┌─ Recorded data
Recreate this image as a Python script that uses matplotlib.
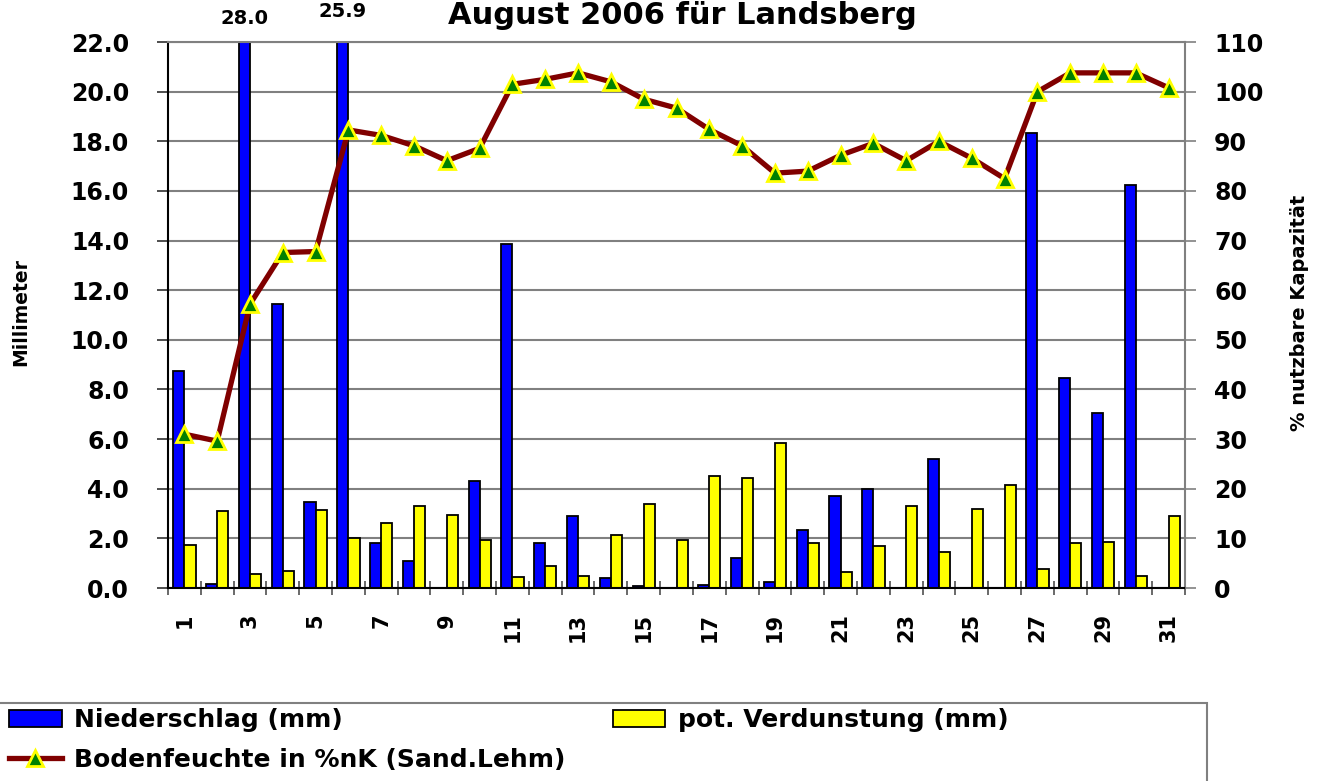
import matplotlib.pyplot as plt
from matplotlib.patches import Patch, Rectangle
from matplotlib.lines import Line2D
import numpy as np

# Tageswerte August 2006, Landsberg
days = list(range(1, 32))
niederschlag = [8.75, 0.15, 28.0, 11.45, 3.45, 25.9, 1.8, 1.1, 0.0, 4.3,
                13.85, 1.8, 2.9, 0.4, 0.07, 0.0, 0.13, 1.2, 0.25, 2.35,
                3.7, 4.0, 0.0, 5.2, 0.0, 0.0, 18.35, 8.45, 7.05, 16.25, 0.0]
verdunstung = [1.75, 3.1, 0.55, 0.7, 3.15, 2.0, 2.6, 3.3, 2.95, 1.95,
               0.45, 0.9, 0.5, 2.15, 3.4, 1.95, 4.5, 4.45, 5.85, 1.8,
               0.65, 1.7, 3.3, 1.45, 3.2, 4.15, 0.75, 1.8, 1.85, 0.5, 2.9]
bodenfeuchte = [31.0, 29.6, 57.2, 67.6, 67.8, 92.3, 91.2, 89.1, 86.1, 88.6,
                101.5, 102.5, 103.8, 102.0, 98.5, 96.7, 92.4, 89.1, 83.6, 84.0,
                87.2, 89.6, 86.1, 90.0, 86.6, 82.5, 100.0, 103.8, 103.8, 103.8, 100.8]

black = '#000000'
gray = '#808080'
blue = '#0000ff'
yellow = '#ffff00'
darkred = '#800000'
green = '#008000'

plt.rcParams['font.family'] = 'DejaVu Sans'
plt.rcParams['font.weight'] = 'bold'

fig = plt.figure(figsize=(13.27, 7.81), dpi=100)
ax = fig.add_axes([0.1266, 0.2471, 0.7664, 0.699])

x = np.arange(len(days))
w = 0.34
ymax = 22.0
ax.bar(x - w / 2, niederschlag, w, color=blue, edgecolor=black, linewidth=1.3, zorder=2)
ax.bar(x + w / 2, verdunstung, w, color=yellow, edgecolor=black, linewidth=1.3, zorder=2)

# werte ueber der skala als zahl oben drueber
for i, v in enumerate(niederschlag):
    if v > ymax:
        ax.text(x[i] - w / 2, ymax + 0.95 + (0.28 if v < 27 else 0), '%.1f' % v,
                ha='center', va='center', fontsize=14, clip_on=False)

ax.set_xlim(-0.5, len(days) - 0.5)
ax.set_ylim(0, ymax)
yt = np.arange(0, ymax + 0.1, 2)
ax.set_yticks(yt)
ax.set_yticklabels(['%.1f' % v for v in yt], fontsize=17)
ax.yaxis.grid(True, color=gray, linewidth=1.5)
ax.set_axisbelow(True)

ax.set_xticks(x[::2])
ax.set_xticklabels([str(d) for d in days[::2]], rotation=90, fontsize=15)
ax.set_xticks(np.arange(-0.5, len(days), 1), minor=True)
ax.tick_params(axis='x', which='major', length=0, pad=18)
ax.tick_params(axis='x', which='minor', length=10, direction='inout', width=1.2, color='#505050')
ax.tick_params(axis='y', length=8, width=1.2, pad=20, color='#303030')

for s in ['top', 'right']:
    ax.spines[s].set_color(gray)
    ax.spines[s].set_linewidth(1.5)
ax.spines['left'].set_linewidth(1.5)
ax.spines['bottom'].set_linewidth(1.5)

ax2 = ax.twinx()
ax2.plot(x, bodenfeuchte, color=darkred, linewidth=3.8, marker='^', markersize=12,
         markerfacecolor=green, markeredgecolor=yellow, markeredgewidth=2, zorder=3)
ax2.set_ylim(0, 110)
ax2.set_yticks(np.arange(0, 111, 10))
ax2.tick_params(axis='y', length=8, width=1.2, pad=13, color=gray, labelsize=17)
for s in ax2.spines.values():
    s.set_visible(False)

fig.text(0.0155, 0.600, 'Millimeter', rotation=90, ha='center', va='center', fontsize=13.5)
fig.text(0.979, 0.600, '% nutzbare Kapazität', rotation=90, ha='center', va='center', fontsize=14)
fig.text(0.514, 1 - 1 / 781, 'August 2006 für Landsberg', ha='center', va='top', fontsize=22)

# legende unten
handles = [Patch(facecolor=blue, edgecolor=black, linewidth=1.3),
           Line2D([], [], color=darkred, linewidth=3.8, marker='^', markersize=12,
                  markerfacecolor=green, markeredgecolor=yellow, markeredgewidth=2),
           Patch(facecolor=yellow, edgecolor=black, linewidth=1.3)]
labels = ['Niederschlag (mm)', 'Bodenfeuchte in %nK (Sand.Lehm)', 'pot. Verdunstung (mm)']
fig.legend(handles, labels, ncol=2, loc='upper left', bbox_to_anchor=(9 / 1327, 1 - 708 / 781),
           frameon=False, borderpad=0, borderaxespad=0, fontsize=18, handlelength=2.1,
           handletextpad=0.5, columnspacing=1.9, labelspacing=0.62, numpoints=1)
fig.add_artist(Rectangle((-0.01, -0.1), 0.9196, 0.1999, transform=fig.transFigure,
                         fill=False, edgecolor=gray, linewidth=1.5))

fig.savefig('out.png', dpi=100)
└─
**Do this:** Exactly as written, please give again the lines from the beginning of the listing through the line containing "import numpy as np", inclusive, without any pictures.

**Response for this exercise:**
Recreate this image as a Python script that uses matplotlib.
import matplotlib.pyplot as plt
from matplotlib.patches import Patch, Rectangle
from matplotlib.lines import Line2D
import numpy as np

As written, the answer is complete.